(Data items)
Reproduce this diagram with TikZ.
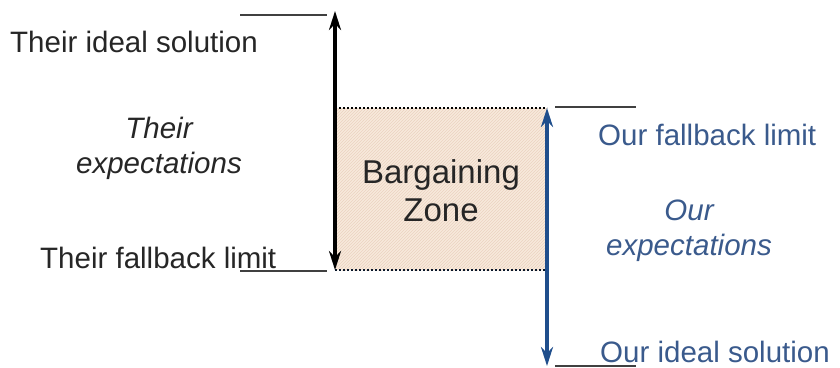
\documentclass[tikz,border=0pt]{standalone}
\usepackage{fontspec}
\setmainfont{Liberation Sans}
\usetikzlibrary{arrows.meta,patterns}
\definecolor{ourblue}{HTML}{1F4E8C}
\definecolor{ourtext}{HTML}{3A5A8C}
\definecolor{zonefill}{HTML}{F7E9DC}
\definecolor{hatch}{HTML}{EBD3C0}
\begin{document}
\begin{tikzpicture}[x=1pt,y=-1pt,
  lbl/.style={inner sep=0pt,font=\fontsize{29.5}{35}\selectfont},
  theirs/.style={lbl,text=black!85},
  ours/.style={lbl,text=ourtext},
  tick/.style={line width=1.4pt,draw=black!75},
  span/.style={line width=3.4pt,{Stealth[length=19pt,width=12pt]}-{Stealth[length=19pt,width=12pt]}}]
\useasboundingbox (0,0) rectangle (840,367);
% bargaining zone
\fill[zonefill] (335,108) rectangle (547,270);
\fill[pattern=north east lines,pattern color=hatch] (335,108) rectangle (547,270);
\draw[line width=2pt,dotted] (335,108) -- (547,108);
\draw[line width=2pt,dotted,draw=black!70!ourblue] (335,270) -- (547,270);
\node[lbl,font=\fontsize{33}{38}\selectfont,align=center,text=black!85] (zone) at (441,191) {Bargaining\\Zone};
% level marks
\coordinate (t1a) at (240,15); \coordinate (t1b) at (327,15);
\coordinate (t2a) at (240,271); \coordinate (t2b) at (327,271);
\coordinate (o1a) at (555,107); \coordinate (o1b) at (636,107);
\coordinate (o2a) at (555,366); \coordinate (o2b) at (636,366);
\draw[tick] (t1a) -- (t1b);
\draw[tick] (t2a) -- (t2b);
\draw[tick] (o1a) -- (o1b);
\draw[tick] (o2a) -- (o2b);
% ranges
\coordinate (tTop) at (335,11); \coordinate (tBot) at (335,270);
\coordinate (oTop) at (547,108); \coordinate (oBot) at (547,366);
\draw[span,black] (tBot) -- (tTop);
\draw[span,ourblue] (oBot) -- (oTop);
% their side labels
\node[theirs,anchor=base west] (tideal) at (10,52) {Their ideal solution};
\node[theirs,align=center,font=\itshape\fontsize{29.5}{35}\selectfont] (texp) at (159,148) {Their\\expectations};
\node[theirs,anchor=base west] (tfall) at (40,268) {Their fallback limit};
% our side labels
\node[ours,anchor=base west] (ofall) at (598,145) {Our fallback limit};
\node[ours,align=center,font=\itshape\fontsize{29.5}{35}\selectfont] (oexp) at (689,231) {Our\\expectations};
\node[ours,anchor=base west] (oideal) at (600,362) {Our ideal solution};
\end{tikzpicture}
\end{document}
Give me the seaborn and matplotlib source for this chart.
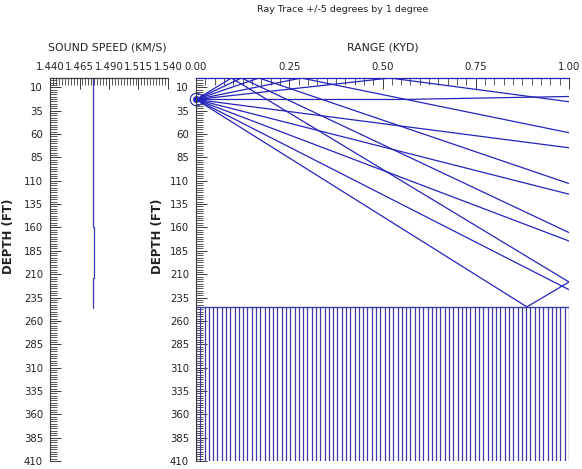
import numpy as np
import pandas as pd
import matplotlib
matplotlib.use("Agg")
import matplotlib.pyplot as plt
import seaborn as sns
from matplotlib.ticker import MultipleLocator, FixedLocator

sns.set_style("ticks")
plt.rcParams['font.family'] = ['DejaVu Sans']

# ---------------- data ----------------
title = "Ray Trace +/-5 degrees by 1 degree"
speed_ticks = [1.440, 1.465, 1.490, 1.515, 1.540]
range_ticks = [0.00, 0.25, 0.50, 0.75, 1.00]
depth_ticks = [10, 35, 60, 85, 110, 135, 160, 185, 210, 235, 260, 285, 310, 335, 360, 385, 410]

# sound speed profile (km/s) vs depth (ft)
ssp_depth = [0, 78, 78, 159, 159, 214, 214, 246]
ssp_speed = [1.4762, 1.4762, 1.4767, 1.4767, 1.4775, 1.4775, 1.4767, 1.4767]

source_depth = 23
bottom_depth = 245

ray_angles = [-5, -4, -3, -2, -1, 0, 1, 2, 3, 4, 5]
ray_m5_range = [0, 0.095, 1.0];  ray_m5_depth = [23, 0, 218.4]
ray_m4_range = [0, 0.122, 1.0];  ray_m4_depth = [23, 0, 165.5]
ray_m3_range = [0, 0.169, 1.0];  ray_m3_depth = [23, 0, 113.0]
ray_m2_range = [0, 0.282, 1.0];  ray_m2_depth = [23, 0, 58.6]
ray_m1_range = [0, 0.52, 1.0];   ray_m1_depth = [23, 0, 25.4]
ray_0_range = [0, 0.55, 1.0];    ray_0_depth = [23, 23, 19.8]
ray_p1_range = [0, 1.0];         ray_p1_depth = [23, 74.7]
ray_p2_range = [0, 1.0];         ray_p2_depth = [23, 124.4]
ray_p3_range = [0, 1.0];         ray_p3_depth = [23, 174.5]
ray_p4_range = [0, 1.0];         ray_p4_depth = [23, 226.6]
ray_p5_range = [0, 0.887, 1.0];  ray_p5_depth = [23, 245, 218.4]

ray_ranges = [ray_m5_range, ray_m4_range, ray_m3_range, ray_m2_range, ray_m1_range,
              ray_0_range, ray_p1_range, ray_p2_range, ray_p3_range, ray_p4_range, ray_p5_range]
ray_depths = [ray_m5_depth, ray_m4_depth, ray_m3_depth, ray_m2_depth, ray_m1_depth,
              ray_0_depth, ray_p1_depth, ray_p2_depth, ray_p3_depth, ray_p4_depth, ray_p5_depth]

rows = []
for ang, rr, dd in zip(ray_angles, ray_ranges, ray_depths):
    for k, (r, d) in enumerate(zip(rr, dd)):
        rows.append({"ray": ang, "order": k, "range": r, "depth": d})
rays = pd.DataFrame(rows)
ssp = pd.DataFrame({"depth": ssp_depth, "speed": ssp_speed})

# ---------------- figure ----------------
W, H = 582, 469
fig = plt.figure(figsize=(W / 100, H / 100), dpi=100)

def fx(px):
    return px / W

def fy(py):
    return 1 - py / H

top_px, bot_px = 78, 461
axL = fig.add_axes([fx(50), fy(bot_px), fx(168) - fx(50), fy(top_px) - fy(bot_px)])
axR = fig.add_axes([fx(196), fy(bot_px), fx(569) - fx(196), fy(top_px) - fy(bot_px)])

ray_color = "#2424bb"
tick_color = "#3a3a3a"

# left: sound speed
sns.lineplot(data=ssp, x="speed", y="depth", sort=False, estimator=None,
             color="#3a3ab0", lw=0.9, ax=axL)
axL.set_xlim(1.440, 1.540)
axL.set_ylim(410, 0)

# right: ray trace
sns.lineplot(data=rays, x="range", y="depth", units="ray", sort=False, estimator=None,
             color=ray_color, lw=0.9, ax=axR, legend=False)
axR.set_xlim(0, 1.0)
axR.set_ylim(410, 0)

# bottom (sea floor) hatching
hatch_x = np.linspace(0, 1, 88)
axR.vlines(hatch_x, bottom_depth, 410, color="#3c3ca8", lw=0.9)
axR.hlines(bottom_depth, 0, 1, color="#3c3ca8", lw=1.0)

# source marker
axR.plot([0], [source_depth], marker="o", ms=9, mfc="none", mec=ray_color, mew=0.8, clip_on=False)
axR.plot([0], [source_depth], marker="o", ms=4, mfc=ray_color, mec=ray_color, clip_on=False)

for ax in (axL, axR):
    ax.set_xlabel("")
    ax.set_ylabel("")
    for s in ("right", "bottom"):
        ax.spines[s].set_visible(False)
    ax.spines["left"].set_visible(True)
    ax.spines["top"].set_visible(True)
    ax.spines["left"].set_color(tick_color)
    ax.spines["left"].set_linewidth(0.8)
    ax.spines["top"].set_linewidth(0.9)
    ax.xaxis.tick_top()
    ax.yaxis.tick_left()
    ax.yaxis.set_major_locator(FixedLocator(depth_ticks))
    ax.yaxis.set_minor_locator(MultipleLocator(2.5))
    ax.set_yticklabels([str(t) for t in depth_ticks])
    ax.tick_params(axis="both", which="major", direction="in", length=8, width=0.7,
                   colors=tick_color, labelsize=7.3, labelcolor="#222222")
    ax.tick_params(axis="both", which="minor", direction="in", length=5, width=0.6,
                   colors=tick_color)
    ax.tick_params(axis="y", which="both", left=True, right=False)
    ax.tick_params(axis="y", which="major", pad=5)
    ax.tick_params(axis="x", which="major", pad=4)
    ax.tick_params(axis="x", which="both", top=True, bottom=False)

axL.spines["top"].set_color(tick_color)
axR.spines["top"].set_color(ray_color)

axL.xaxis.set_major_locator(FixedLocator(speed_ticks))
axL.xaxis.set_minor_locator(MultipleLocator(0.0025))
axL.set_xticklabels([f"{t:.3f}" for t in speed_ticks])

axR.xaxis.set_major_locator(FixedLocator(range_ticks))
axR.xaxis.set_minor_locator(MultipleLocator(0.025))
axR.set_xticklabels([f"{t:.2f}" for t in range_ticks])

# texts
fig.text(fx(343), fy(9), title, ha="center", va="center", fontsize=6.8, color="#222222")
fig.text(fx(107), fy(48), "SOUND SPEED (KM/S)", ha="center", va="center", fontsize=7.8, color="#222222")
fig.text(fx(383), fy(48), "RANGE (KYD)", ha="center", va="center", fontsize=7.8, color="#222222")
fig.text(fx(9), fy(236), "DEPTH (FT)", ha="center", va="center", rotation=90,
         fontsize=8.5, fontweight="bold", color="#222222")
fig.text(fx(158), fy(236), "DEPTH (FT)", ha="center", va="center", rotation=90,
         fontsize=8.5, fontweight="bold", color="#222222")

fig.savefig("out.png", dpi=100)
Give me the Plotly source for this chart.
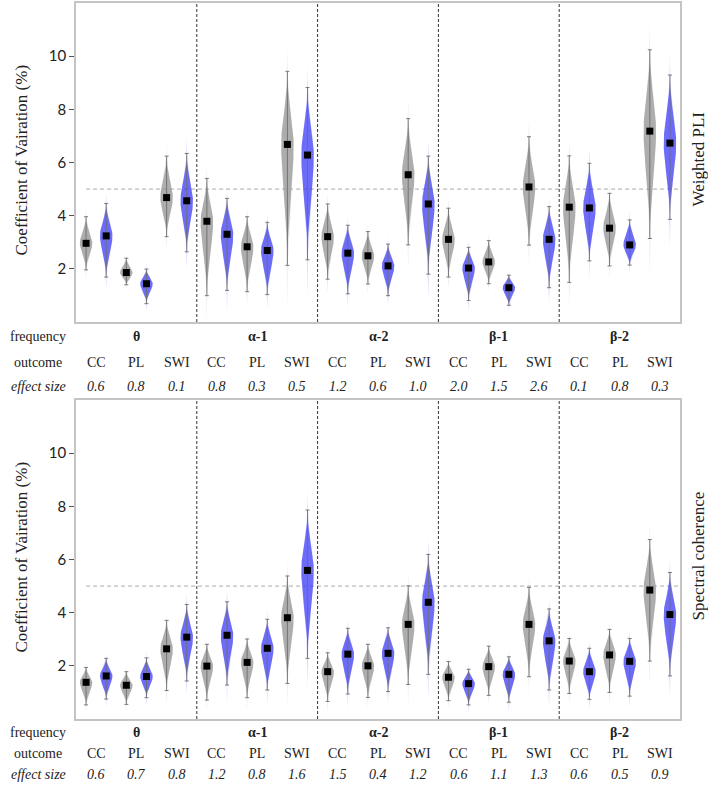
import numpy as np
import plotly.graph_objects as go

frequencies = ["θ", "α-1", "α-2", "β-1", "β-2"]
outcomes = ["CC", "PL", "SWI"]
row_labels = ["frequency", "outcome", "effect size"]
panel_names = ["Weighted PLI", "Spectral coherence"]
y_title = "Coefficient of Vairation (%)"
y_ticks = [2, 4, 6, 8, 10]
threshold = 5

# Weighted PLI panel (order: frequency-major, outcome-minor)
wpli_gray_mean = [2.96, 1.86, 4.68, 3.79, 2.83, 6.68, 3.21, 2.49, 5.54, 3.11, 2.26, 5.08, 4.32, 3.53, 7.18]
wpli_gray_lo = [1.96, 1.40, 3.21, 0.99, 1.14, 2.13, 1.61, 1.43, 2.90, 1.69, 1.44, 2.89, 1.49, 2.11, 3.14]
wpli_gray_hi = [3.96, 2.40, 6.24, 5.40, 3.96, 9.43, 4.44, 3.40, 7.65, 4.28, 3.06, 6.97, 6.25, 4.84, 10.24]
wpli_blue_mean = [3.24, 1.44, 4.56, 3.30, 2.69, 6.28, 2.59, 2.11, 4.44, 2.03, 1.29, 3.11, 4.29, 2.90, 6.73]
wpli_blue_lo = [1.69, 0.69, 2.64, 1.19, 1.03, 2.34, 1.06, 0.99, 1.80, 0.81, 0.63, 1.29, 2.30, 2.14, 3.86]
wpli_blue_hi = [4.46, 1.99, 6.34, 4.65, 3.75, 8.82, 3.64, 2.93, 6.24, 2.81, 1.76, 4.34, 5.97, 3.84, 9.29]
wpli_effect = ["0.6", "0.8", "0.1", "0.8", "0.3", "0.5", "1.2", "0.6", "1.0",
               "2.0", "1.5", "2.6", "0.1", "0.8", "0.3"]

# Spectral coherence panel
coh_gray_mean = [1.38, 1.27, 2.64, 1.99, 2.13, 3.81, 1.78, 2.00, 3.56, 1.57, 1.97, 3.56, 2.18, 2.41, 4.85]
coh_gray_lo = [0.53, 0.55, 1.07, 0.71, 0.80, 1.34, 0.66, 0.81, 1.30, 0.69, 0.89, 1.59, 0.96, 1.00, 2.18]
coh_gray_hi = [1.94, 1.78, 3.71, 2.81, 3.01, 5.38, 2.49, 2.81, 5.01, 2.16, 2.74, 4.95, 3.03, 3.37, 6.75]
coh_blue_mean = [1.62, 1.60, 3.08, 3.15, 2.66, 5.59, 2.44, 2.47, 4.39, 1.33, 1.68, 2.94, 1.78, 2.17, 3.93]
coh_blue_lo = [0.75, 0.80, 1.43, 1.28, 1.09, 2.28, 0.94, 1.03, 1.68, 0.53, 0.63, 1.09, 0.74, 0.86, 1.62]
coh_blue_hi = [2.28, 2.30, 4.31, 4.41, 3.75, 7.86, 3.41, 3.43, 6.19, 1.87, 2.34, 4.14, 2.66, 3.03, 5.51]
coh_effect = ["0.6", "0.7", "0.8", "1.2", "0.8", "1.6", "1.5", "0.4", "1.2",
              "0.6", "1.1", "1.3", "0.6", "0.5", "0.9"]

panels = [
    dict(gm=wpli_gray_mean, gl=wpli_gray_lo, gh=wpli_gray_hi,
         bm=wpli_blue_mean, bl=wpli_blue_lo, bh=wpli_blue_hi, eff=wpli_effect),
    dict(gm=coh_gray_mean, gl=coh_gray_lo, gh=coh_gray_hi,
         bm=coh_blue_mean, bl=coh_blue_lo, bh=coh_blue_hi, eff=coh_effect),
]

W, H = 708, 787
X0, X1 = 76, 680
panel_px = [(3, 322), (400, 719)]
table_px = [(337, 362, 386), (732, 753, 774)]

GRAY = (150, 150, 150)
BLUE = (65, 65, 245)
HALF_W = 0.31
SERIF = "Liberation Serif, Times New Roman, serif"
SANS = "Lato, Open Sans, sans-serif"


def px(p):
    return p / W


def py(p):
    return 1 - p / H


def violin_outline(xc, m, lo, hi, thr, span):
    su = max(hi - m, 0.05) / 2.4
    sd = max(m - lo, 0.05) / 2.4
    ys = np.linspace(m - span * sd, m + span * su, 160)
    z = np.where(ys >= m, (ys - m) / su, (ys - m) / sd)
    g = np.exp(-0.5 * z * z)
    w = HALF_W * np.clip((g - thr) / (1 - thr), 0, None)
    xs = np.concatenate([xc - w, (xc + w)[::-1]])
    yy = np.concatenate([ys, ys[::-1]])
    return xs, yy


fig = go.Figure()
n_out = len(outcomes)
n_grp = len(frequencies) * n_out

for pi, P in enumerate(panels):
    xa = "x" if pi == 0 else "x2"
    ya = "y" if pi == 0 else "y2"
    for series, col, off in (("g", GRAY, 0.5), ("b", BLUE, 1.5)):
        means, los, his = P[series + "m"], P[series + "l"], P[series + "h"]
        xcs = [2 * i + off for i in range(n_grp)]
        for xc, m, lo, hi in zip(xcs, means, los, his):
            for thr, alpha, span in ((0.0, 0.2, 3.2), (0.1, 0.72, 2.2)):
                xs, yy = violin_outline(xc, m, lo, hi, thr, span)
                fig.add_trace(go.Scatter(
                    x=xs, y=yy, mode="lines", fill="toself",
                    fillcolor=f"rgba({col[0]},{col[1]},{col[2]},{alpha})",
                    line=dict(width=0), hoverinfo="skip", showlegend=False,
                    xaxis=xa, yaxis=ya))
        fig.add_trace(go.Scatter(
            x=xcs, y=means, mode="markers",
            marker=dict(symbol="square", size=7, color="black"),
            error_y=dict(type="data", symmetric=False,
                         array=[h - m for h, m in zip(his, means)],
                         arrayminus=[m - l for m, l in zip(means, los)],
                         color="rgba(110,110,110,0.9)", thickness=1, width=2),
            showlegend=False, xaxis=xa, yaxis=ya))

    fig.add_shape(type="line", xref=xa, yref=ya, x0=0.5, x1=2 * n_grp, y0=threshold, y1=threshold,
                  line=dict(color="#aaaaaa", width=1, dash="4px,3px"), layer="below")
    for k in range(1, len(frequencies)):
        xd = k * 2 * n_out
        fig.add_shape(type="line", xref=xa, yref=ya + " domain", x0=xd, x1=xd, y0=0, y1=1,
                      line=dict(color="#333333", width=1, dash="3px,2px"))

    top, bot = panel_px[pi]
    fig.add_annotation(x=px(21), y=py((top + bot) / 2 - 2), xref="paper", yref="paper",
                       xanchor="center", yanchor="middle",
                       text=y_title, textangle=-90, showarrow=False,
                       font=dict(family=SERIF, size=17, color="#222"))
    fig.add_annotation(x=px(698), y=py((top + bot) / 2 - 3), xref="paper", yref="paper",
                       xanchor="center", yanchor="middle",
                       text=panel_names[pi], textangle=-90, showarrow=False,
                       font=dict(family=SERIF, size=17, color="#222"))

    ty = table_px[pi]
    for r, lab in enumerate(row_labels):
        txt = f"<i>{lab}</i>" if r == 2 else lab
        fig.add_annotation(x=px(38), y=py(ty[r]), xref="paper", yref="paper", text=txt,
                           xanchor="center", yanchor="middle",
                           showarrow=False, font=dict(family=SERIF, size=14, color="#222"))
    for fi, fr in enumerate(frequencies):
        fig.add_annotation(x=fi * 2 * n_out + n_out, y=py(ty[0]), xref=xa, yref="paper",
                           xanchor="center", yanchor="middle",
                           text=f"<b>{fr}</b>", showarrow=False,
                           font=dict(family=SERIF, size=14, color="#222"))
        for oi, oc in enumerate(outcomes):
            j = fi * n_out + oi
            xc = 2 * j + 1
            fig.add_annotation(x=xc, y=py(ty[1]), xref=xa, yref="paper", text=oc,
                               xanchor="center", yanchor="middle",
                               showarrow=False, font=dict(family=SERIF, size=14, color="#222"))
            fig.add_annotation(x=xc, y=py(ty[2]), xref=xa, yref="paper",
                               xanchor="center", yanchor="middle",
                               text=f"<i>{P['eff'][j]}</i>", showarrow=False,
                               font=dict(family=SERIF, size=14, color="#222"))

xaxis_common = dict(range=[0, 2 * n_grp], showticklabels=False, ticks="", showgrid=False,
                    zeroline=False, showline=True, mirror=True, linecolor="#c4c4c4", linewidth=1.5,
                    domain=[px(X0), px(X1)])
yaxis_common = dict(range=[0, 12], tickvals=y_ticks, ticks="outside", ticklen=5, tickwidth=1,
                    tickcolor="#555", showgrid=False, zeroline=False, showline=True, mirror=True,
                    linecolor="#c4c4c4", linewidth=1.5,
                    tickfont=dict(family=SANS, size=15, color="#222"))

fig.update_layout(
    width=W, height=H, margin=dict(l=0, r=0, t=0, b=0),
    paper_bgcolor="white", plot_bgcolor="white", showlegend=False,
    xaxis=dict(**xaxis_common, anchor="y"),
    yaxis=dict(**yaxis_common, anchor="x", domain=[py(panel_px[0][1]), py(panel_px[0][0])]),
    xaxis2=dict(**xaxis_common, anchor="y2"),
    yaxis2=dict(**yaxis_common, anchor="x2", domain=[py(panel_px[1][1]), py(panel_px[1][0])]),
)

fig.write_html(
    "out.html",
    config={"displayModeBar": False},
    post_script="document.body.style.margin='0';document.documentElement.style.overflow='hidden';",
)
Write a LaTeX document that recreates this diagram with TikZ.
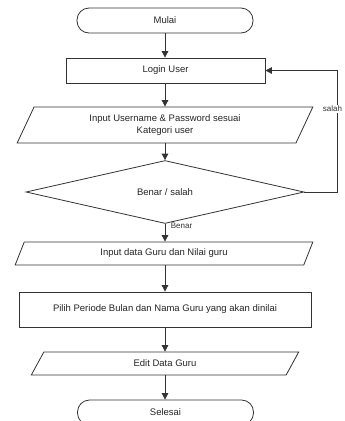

(Written problem)
Make an exact copy of the lines from the one holding "Give me the seaborn" through the one holding "360, 385, 410]", end lines included, without the pictures.

(Solution to this exercise)
Give me the seaborn and matplotlib source for this chart.
import numpy as np
import pandas as pd
import matplotlib
matplotlib.use("Agg")
import matplotlib.pyplot as plt
import seaborn as sns
from matplotlib.ticker import MultipleLocator, FixedLocator

sns.set_style("ticks")
plt.rcParams['font.family'] = ['DejaVu Sans']

# ---------------- data ----------------
title = "Ray Trace +/-5 degrees by 1 degree"
speed_ticks = [1.440, 1.465, 1.490, 1.515, 1.540]
range_ticks = [0.00, 0.25, 0.50, 0.75, 1.00]
depth_ticks = [10, 35, 60, 85, 110, 135, 160, 185, 210, 235, 260, 285, 310, 335, 360, 385, 410]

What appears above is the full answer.